Rita and I looked forward in retirement to traveling to places visited before vicariously only in magazines. We checked one such place off our list with a visit to the Grand Canyon this spring during a two-night stay at the El Tovar Hotel located on the south rim in Grand Canyon National Park. Built in 1905, the historic hotel was quaint, cozy and a convenient place to peer into the depths of the gorge just outside the back door.  Shuttle buses transported sight-seers along the edge of the canyon sun-up to sun-down for hiking, exploration of historic buildings and to learn more about the spectacular marvel at the visitor center.  In addition to recording impressive videos, my phone notched nearly 10,000 steps each day. The American Heart Association says adults should exercise 150 minutes each week at a “moderately intensive aerobic level.”  The Grand Canyon isn’t needed for this. A brisk walk around the block will do.  

​In 2019, without any thought of steps, we joined friends on a Rhine River cruise.  The trip began in Lucerne, Switzerland, and ended in Amsterdam with several stops between along the beautiful river. One of the first shore excursions was in Strasbourg, France, to view a magnificent astronomical clock with a lengthy history found in the Cathedral Notre-Dame. The hike from the bus to, inside and around the Cathedral drained all sap from my legs. It was time for me to return to the bus and allow the rest of the group to carry on without me.  I arrived at the earlier drop-off location, then recalled returning buses were to be found elsewhere.  In an attempt to retrace steps to the Cathedral, trouble started. 

​I wandered through Strasbourg, hoping to catch a glimpse of the Cathedral’s spires above the buildings along narrow streets.  After a time, buildings began to repeat themselves.
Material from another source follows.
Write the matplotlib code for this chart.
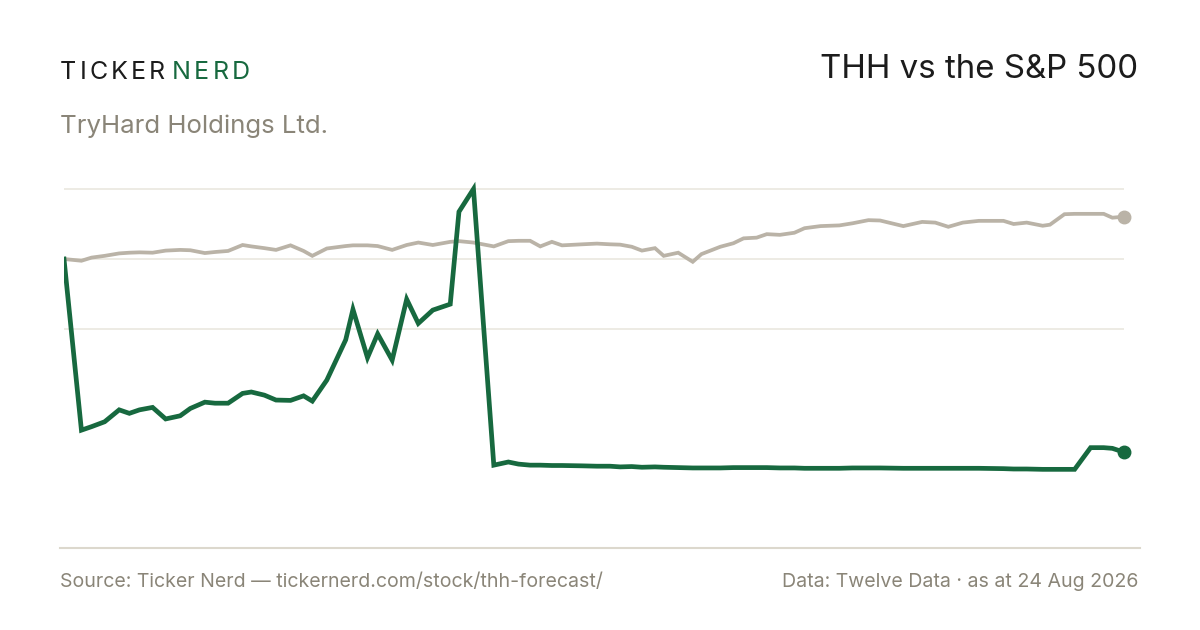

I was wandering in circles, much as I did when I was lost walking to Grandma’s after swimming in Nebraska.  In addition, the fear not felt since then returned, churning in my stomach.  It was time to set my stubbornness aside and accept that my self-proclaimed internal compass had let me down.  I was indeed lost.  

​I was reluctant to make or receive any cell calls on the trip - fearing the added charge for using a phone on the other side of the planet would break the bank.   I dialed Rita’s number anyway.   When she answered, I gave her an abbreviated version of my predicament -not knowing where I was. ”Turn around,” she said.

​”What do you mean?” I asked.

​”I mean… turn around,” she repeated. 

​I spun to look behind me, then saw Rita standing in a street-side cafe with her phone in one hand and a glass of wine in the other, waving the phone my direction.  As I joined Rita and her sister at the table, Rita couldn’t resist.  ”I thought you were the guy with his own internal GPS who never gets lost.  Maybe we should find you some cookie crumbs to drop along your path so you can navigate your way around and back.”

​On the boat later, I reflected on that fateful day in Nebraska, when I almost became an orphan and how lucky I was to find a kind neighbor’s door to knock on for help.  If only my phone could have helped this time, adding just 200 more steps in the right direction to the 17,000 already recorded in Strasbourg. If so, I might have maintained my reputation of having an IGPS (Internal Global Positioning Sense) after deceptively claiming it more than six decades earlier in the Cornhusker State.